Ten days after being ordered to prison, Kathryn Knott is asking a judge to reconsider her sentence.
Bill Brennan, who has taken over Knott’s defense from former counsel Louis Busico, filed a motion for reconsideration Wednesday.
It is now up to Common Pleas Judge Roxanne Covington to decide whether to grant a resentencing hearing. On Feb. 8, Covington sentenced Knott to five-10 months in prison. She was taken immediately to Riverside Correctional Facility.
Knott was convicted in December of simple assault, conspiracy to commit simple assault and two counts of reckless endangerment in connection with the September 2014 attack on gay couple Andrew Haught and Zachary Hesse.
Her co-defendants, Philip Williams and Kevin Harrigan, pleaded guilty last year, but she rejected a plea deal and took her case to trial. Williams and Harrigan are both serving probation and are required to perform community service.
The parity among their sentences serves as part of the basis for the request for reconsideration, Brennan said.

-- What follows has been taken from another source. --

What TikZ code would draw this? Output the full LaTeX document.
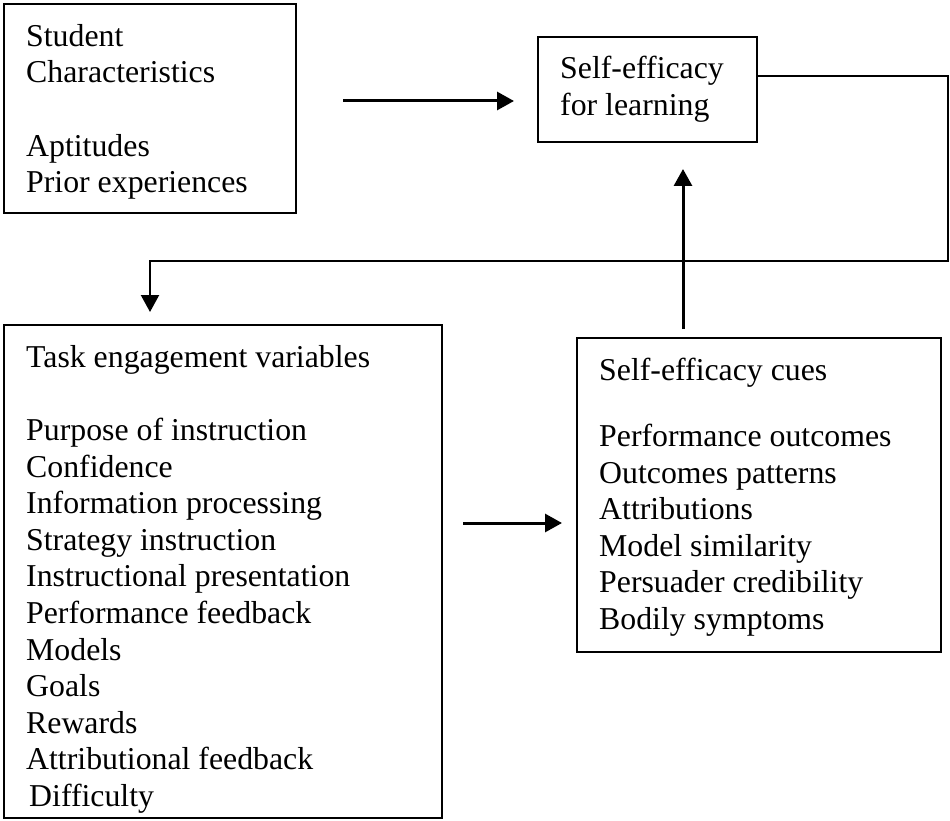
\documentclass[tikz,border=0pt]{standalone}
\usepackage{fontspec}
\setmainfont{Liberation Serif}
\usetikzlibrary{arrows.meta}
\begin{document}
\begin{tikzpicture}[x=1pt,y=-1pt,
  box/.style={draw, line width=1.8pt, rectangle, inner sep=0pt},
  label/.style={anchor=north west, inner sep=0pt, align=left,
    font=\fontsize{31.8}{36.6}\selectfont},
  flow/.style={line width=3pt, -{Triangle[length=17pt,width=18pt]}},
  loop/.style={line width=2.2pt, -{Triangle[length=17pt,width=18pt]}}]
\useasboundingbox (0,0) rectangle (950,821);

% boxes
\node[box, minimum width=292pt, minimum height=209pt] (student) at (150,108.5) {};
\node[box, minimum width=219pt, minimum height=105pt] (selfeff) at (647.5,89.5) {};
\node[box, minimum width=438pt, minimum height=493pt] (task) at (223,571.5) {};
\node[box, minimum width=364pt, minimum height=314pt] (cues) at (759,495) {};

% box texts
\node[label] (studentText) at (26,24) {Student\\Characteristics\\[36.6pt]Aptitudes\\Prior experiences};
\node[label] (selfeffText) at (560,56) {Self-efficacy\\for learning};
\node[label] (taskText) at (26,345) {Task engagement variables\\[36.6pt]Purpose of instruction\\Confidence\\Information processing\\Strategy instruction\\Instructional presentation\\Performance feedback\\Models\\Goals\\Rewards\\Attributional feedback\\\hspace*{3pt}Difficulty};
\node[label] (cuesText) at (599,358) {Self-efficacy cues\\[29.4pt]Performance outcomes\\Outcomes patterns\\Attributions\\Model similarity\\Persuader credibility\\Bodily symptoms};

% connector end points
\coordinate (a1s) at (343,101);
\coordinate (a1e) at (514,101);
\coordinate (a2s) at (463,523);
\coordinate (a2e) at (562,523);
\coordinate (a3s) at (683,329);
\coordinate (a3e) at (683,169);
\coordinate (fb1) at (948,76);
\coordinate (fb2) at (948,261);
\coordinate (fb3) at (150,261);
\coordinate (fb4) at (150,312);

% connectors
\draw[flow] (a1s) -- (a1e);
\draw[flow] (a2s) -- (a2e);
\draw[flow] (a3s) -- (a3e);
\draw[loop] (fb1 -| selfeff.east) -- (fb1) -- (fb2) -- (fb3) -- (fb4);
\end{tikzpicture}
\end{document}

“In multi-defendant cases, courts historically have tried to show some commonality, some parity of sentences. The individuals in this matter who actually physically inflicted the harm, the striking blows, received sentences of non-incarceration,” Brennan said. “We understand that Ms. Knott exercised her right to trial but, in the final analysis, all three defendants have been adjudged guilty — two by pleas and one by a verdict — so we are going to ask the court to reconsider partially based on a disparity in the punishment imposed.”
The resentencing request also asks for a sentence that is more focused on rehabilitation, as opposed to punishment.
“Sentencing encompasses many facets, one of which is punishment, but we’d like to have more focus on the potential for the defendant to be rehabilitated,” Brennan said. “In this case, the individual has a clean background, no prior contact with the justice system, and is serving prison time for a mid-level misdemeanor.”
A rehab-focused sentence, Brennan said, could take into account community service. Williams and Harrigan were sentenced to community service at an LGBT organization, though an arrangement has yet to be made.
“This case undeniably had ripple effects on the community and city, so perhaps more focus could be placed on trying to heal those wounds through community service, which was not a component of Ms. Knott’s sentence but was of her co-defendants’. In addition to being punished, perhaps Ms. Knott could have aspects of her sentence that may attempt to start a dialogue or heal the wounds that this case has caused, not only for the victims but for the community and city.”
A decision has yet to be announced on whether Knott will appeal that sentence; that course of action, which must be decided within 30 days of the original sentence, would take her case to a new judge on an appellate court.